Niedawno
doszły nas doniesienia o zablokowaniu sprzedaży amerykańskich patentów
chińskiemu potentatowi smartfonów – Huawei. Główną firmą która miała zaprzestać współpracy
z Chińczykami miał być Google posiadający w swoim portfolio system Android
który znajduje się w zdecydowanej większości urządzeń pod logiem Huawei. To
duży cios w azjatyckiego potentata telefonicznego, po ogłoszeniu tej decyzji
ilość sprzedawanych telefonów spadła na wskutek strachu braku aktualizacji ze
strony Androida.
Po
prezentacji nowego modelu Huawei Mate 30 Pro, Chiński producent zyskał
kolejnych zwolenników. Smartfon jest bezkompromisowy i w niezależnych testach wypada naprawdę dobrze, tym bardziej patrząc na jego cenę. Zaprzestanie
współpracy Google z Huawei niesie za sobą bardzo duże straty dla obu firm. Szef
do spraw kontaktu z mediami Huawei powiedział iż Google Android może stracić aż
800 milionów użytkowników a co za tym idzie – masę pieniędzy którą ta ilość
osób generuje.
Huawei
nie dał się jednak zaskoczyć i mimo ciągłych rozmów z władzami USA, postanowił
rozwijać swój system, przeznaczony dla smartfonów z grupy Huawei oraz, czego oficjalnie
nie potwierdzono Xiaomi.
AppGallery
czy Google play?
Mało
użytkowników Huaweia wie o istnieniu sklepu z aplikacjami innym niż Google
Play. Huawei postanowiło przeznaczyć miliard dolarów na rozwój własnej
platformy, zachęcając developerów do udostępniania swoich aplikacji na ich
rynek. Zastrzegli również że będą pobierali od twórców dużo mniejszą 15
procentową prowizję od dochodu, w porównaniu z 30 firm takich jak Google oraz
Apple.

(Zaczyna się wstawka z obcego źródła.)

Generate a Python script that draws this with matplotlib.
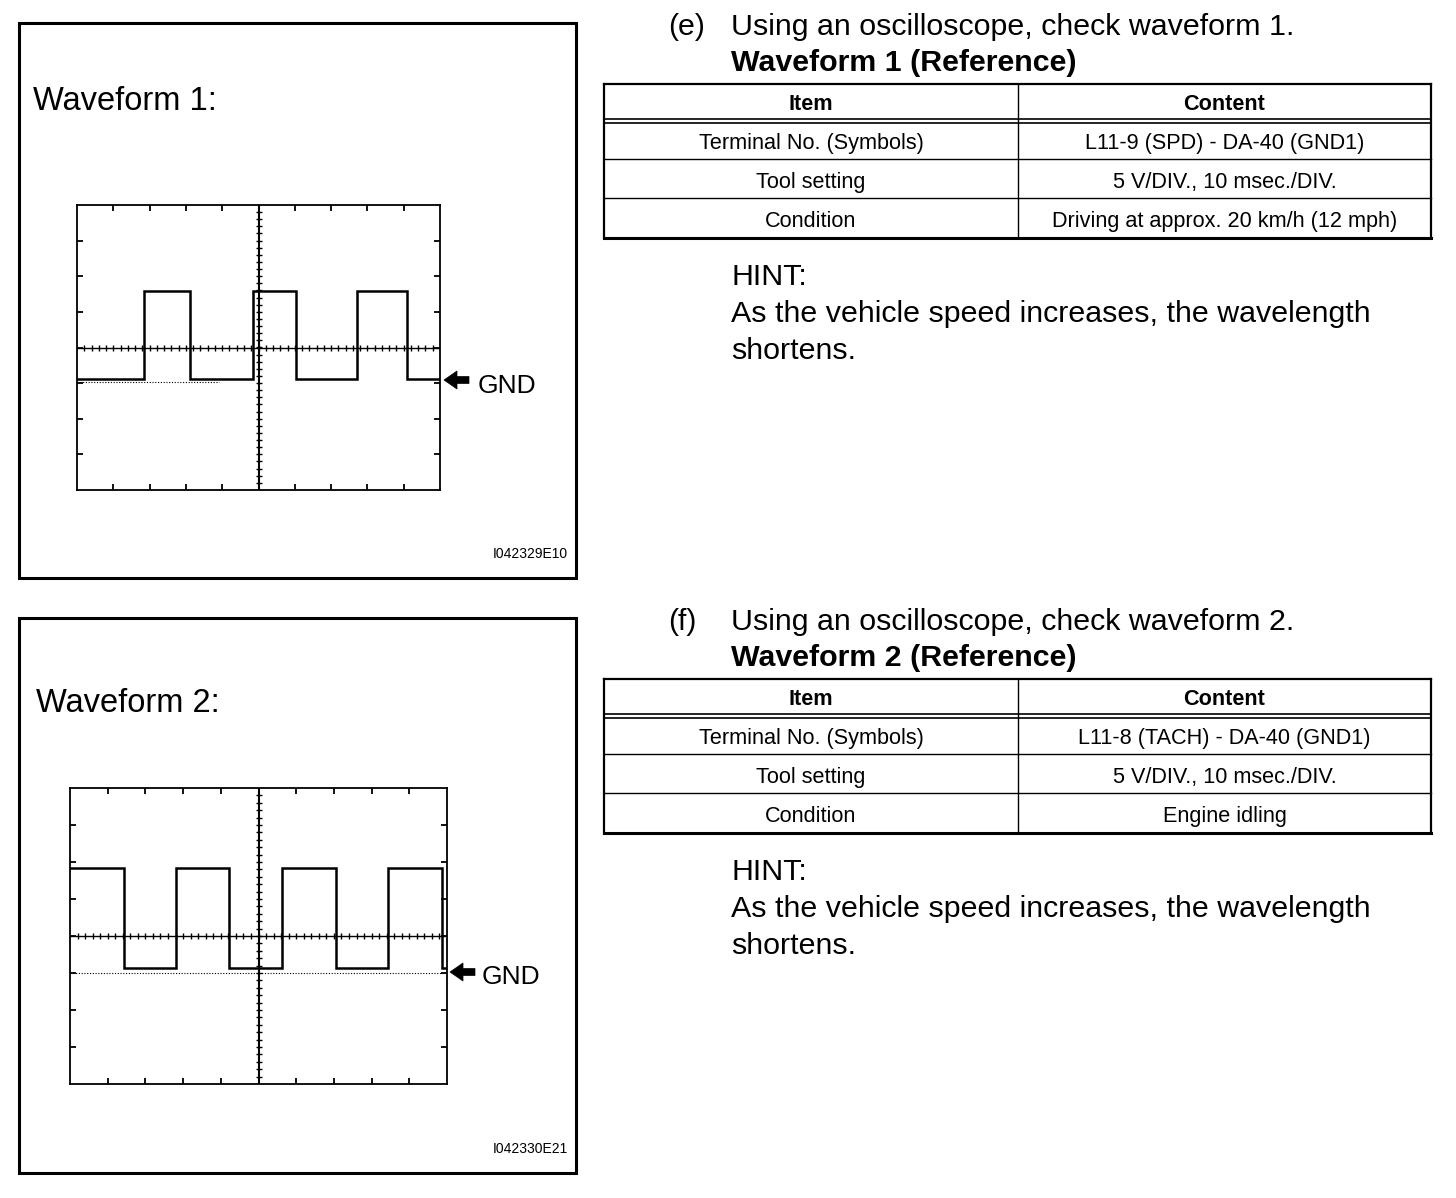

Jest to celowy ruch, mający na celu zachęcić do pisania aplikacji pod
ich platformę. Kolejnym smaczkiem dodanym przez Huawei ma być odblokowany
bootloader umożliwiający dogranie każdego oprogramowania firm trzecich w tym…
google.
Podsumowując
Na
razie nie mamy się czego obawiać. Rozmowy trwają i nie wykluczone iż Donald
Trump wycofa się ze swoich postulatów. W razie czego, mamy możliwość ręcznego
dogrania niezbędnych nam aplikacji. Nowy system operacyjny to też pozytywna dla
konsumentów wiadomość , gdyż jak wiadomo konkurencja jest bardzo potrzebna i ma
pozytywny wpływ na jakość oraz cenę proponowanych produktów.